>>>>>

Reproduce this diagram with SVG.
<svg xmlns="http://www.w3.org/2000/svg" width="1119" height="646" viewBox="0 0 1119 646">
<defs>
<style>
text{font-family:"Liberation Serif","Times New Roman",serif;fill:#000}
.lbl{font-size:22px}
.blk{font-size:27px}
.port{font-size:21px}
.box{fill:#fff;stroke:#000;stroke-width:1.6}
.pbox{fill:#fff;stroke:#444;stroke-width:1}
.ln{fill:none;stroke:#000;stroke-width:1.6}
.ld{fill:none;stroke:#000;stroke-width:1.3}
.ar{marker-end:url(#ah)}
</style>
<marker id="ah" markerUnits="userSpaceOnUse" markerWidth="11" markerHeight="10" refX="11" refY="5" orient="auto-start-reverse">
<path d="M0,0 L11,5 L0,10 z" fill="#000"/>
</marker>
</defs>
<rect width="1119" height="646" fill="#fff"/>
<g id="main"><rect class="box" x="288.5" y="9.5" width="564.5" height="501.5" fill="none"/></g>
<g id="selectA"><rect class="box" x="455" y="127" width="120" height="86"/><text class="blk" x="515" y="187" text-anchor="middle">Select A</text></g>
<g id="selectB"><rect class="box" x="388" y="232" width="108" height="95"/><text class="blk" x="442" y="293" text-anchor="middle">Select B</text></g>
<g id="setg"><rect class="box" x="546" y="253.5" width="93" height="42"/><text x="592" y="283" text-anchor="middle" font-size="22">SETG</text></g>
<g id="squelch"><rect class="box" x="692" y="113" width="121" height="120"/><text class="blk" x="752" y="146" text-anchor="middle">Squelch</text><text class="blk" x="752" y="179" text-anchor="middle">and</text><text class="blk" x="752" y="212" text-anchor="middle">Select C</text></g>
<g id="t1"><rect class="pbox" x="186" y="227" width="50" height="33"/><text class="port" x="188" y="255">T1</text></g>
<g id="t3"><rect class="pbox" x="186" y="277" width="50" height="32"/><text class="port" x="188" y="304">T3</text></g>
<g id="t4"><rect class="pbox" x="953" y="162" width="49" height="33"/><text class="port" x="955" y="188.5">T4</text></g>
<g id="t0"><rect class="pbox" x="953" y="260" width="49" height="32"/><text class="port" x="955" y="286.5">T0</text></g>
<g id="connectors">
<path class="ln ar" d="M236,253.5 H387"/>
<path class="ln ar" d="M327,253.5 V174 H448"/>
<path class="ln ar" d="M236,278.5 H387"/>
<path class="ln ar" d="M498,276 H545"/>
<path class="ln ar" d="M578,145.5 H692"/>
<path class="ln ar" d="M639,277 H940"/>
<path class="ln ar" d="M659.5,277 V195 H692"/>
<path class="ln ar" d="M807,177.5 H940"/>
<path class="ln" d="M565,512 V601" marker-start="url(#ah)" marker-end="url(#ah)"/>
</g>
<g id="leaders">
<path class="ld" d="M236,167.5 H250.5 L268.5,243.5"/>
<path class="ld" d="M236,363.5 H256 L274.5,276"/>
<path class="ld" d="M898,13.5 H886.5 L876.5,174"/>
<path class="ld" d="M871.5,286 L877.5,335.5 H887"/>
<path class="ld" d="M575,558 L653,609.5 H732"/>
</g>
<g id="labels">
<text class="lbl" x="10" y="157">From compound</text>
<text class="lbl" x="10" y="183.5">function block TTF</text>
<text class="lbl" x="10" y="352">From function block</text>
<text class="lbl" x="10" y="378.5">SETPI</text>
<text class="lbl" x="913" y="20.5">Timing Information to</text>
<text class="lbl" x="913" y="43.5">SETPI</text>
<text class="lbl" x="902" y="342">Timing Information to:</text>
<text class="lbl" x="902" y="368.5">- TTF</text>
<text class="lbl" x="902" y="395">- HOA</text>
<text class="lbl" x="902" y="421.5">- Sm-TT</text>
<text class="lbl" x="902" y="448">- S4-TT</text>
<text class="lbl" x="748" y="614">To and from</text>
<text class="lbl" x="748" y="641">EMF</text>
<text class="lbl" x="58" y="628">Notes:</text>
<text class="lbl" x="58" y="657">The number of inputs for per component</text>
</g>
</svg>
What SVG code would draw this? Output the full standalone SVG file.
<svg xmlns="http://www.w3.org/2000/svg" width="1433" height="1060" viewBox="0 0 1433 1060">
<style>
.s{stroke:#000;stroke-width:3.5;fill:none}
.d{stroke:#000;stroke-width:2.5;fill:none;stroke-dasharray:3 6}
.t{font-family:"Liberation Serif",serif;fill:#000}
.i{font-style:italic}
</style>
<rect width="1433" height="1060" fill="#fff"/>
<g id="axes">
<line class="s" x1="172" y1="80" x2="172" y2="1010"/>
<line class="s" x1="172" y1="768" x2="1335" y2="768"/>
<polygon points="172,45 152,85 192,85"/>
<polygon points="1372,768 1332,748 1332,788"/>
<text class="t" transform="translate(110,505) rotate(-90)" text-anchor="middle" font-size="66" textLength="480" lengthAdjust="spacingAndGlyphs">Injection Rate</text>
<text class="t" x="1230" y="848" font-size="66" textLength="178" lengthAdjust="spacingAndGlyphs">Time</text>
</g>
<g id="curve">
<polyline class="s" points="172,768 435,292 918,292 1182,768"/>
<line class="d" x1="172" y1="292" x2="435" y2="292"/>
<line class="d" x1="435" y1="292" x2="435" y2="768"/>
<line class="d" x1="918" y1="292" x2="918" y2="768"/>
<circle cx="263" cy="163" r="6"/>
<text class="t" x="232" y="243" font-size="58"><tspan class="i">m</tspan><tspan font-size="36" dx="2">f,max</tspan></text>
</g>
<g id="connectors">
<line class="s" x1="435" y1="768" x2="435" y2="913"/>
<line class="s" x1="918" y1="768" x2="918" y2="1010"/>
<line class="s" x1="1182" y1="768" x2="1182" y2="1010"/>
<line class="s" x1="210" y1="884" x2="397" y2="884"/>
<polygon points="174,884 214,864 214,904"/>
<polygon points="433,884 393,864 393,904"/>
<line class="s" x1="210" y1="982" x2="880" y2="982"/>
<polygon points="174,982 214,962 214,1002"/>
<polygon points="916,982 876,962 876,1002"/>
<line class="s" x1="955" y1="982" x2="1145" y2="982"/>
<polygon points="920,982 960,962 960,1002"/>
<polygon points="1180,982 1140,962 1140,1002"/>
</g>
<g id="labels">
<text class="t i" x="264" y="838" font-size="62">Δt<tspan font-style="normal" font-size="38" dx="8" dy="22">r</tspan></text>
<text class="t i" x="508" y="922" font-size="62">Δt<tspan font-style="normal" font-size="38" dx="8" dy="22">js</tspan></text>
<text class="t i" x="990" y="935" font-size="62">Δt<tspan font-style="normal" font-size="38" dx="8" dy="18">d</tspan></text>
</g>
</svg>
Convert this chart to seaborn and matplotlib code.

<<<<<

=== SET EXERCISE ===
Go through the data and return every record exactly.

=== OUTPUT FOR THIS EXERCISE ===
Reproduce this diagram with SVG.
<svg xmlns="http://www.w3.org/2000/svg" width="1119" height="646" viewBox="0 0 1119 646">
<defs>
<style>
text{font-family:"Liberation Serif","Times New Roman",serif;fill:#000}
.lbl{font-size:22px}
.blk{font-size:27px}
.port{font-size:21px}
.box{fill:#fff;stroke:#000;stroke-width:1.6}
.pbox{fill:#fff;stroke:#444;stroke-width:1}
.ln{fill:none;stroke:#000;stroke-width:1.6}
.ld{fill:none;stroke:#000;stroke-width:1.3}
.ar{marker-end:url(#ah)}
</style>
<marker id="ah" markerUnits="userSpaceOnUse" markerWidth="11" markerHeight="10" refX="11" refY="5" orient="auto-start-reverse">
<path d="M0,0 L11,5 L0,10 z" fill="#000"/>
</marker>
</defs>
<rect width="1119" height="646" fill="#fff"/>
<g id="main"><rect class="box" x="288.5" y="9.5" width="564.5" height="501.5" fill="none"/></g>
<g id="selectA"><rect class="box" x="455" y="127" width="120" height="86"/><text class="blk" x="515" y="187" text-anchor="middle">Select A</text></g>
<g id="selectB"><rect class="box" x="388" y="232" width="108" height="95"/><text class="blk" x="442" y="293" text-anchor="middle">Select B</text></g>
<g id="setg"><rect class="box" x="546" y="253.5" width="93" height="42"/><text x="592" y="283" text-anchor="middle" font-size="22">SETG</text></g>
<g id="squelch"><rect class="box" x="692" y="113" width="121" height="120"/><text class="blk" x="752" y="146" text-anchor="middle">Squelch</text><text class="blk" x="752" y="179" text-anchor="middle">and</text><text class="blk" x="752" y="212" text-anchor="middle">Select C</text></g>
<g id="t1"><rect class="pbox" x="186" y="227" width="50" height="33"/><text class="port" x="188" y="255">T1</text></g>
<g id="t3"><rect class="pbox" x="186" y="277" width="50" height="32"/><text class="port" x="188" y="304">T3</text></g>
<g id="t4"><rect class="pbox" x="953" y="162" width="49" height="33"/><text class="port" x="955" y="188.5">T4</text></g>
<g id="t0"><rect class="pbox" x="953" y="260" width="49" height="32"/><text class="port" x="955" y="286.5">T0</text></g>
<g id="connectors">
<path class="ln ar" d="M236,253.5 H387"/>
<path class="ln ar" d="M327,253.5 V174 H448"/>
<path class="ln ar" d="M236,278.5 H387"/>
<path class="ln ar" d="M498,276 H545"/>
<path class="ln ar" d="M578,145.5 H692"/>
<path class="ln ar" d="M639,277 H940"/>
<path class="ln ar" d="M659.5,277 V195 H692"/>
<path class="ln ar" d="M807,177.5 H940"/>
<path class="ln" d="M565,512 V601" marker-start="url(#ah)" marker-end="url(#ah)"/>
</g>
<g id="leaders">
<path class="ld" d="M236,167.5 H250.5 L268.5,243.5"/>
<path class="ld" d="M236,363.5 H256 L274.5,276"/>
<path class="ld" d="M898,13.5 H886.5 L876.5,174"/>
<path class="ld" d="M871.5,286 L877.5,335.5 H887"/>
<path class="ld" d="M575,558 L653,609.5 H732"/>
</g>
<g id="labels">
<text class="lbl" x="10" y="157">From compound</text>
<text class="lbl" x="10" y="183.5">function block TTF</text>
<text class="lbl" x="10" y="352">From function block</text>
<text class="lbl" x="10" y="378.5">SETPI</text>
<text class="lbl" x="913" y="20.5">Timing Information to</text>
<text class="lbl" x="913" y="43.5">SETPI</text>
<text class="lbl" x="902" y="342">Timing Information to:</text>
<text class="lbl" x="902" y="368.5">- TTF</text>
<text class="lbl" x="902" y="395">- HOA</text>
<text class="lbl" x="902" y="421.5">- Sm-TT</text>
<text class="lbl" x="902" y="448">- S4-TT</text>
<text class="lbl" x="748" y="614">To and from</text>
<text class="lbl" x="748" y="641">EMF</text>
<text class="lbl" x="58" y="628">Notes:</text>
<text class="lbl" x="58" y="657">The number of inputs for per component</text>
</g>
</svg>
What SVG code would draw this? Output the full standalone SVG file.
<svg xmlns="http://www.w3.org/2000/svg" width="1433" height="1060" viewBox="0 0 1433 1060">
<style>
.s{stroke:#000;stroke-width:3.5;fill:none}
.d{stroke:#000;stroke-width:2.5;fill:none;stroke-dasharray:3 6}
.t{font-family:"Liberation Serif",serif;fill:#000}
.i{font-style:italic}
</style>
<rect width="1433" height="1060" fill="#fff"/>
<g id="axes">
<line class="s" x1="172" y1="80" x2="172" y2="1010"/>
<line class="s" x1="172" y1="768" x2="1335" y2="768"/>
<polygon points="172,45 152,85 192,85"/>
<polygon points="1372,768 1332,748 1332,788"/>
<text class="t" transform="translate(110,505) rotate(-90)" text-anchor="middle" font-size="66" textLength="480" lengthAdjust="spacingAndGlyphs">Injection Rate</text>
<text class="t" x="1230" y="848" font-size="66" textLength="178" lengthAdjust="spacingAndGlyphs">Time</text>
</g>
<g id="curve">
<polyline class="s" points="172,768 435,292 918,292 1182,768"/>
<line class="d" x1="172" y1="292" x2="435" y2="292"/>
<line class="d" x1="435" y1="292" x2="435" y2="768"/>
<line class="d" x1="918" y1="292" x2="918" y2="768"/>
<circle cx="263" cy="163" r="6"/>
<text class="t" x="232" y="243" font-size="58"><tspan class="i">m</tspan><tspan font-size="36" dx="2">f,max</tspan></text>
</g>
<g id="connectors">
<line class="s" x1="435" y1="768" x2="435" y2="913"/>
<line class="s" x1="918" y1="768" x2="918" y2="1010"/>
<line class="s" x1="1182" y1="768" x2="1182" y2="1010"/>
<line class="s" x1="210" y1="884" x2="397" y2="884"/>
<polygon points="174,884 214,864 214,904"/>
<polygon points="433,884 393,864 393,904"/>
<line class="s" x1="210" y1="982" x2="880" y2="982"/>
<polygon points="174,982 214,962 214,1002"/>
<polygon points="916,982 876,962 876,1002"/>
<line class="s" x1="955" y1="982" x2="1145" y2="982"/>
<polygon points="920,982 960,962 960,1002"/>
<polygon points="1180,982 1140,962 1140,1002"/>
</g>
<g id="labels">
<text class="t i" x="264" y="838" font-size="62">Δt<tspan font-style="normal" font-size="38" dx="8" dy="22">r</tspan></text>
<text class="t i" x="508" y="922" font-size="62">Δt<tspan font-style="normal" font-size="38" dx="8" dy="22">js</tspan></text>
<text class="t i" x="990" y="935" font-size="62">Δt<tspan font-style="normal" font-size="38" dx="8" dy="18">d</tspan></text>
</g>
</svg>
Convert this chart to seaborn and matplotlib code.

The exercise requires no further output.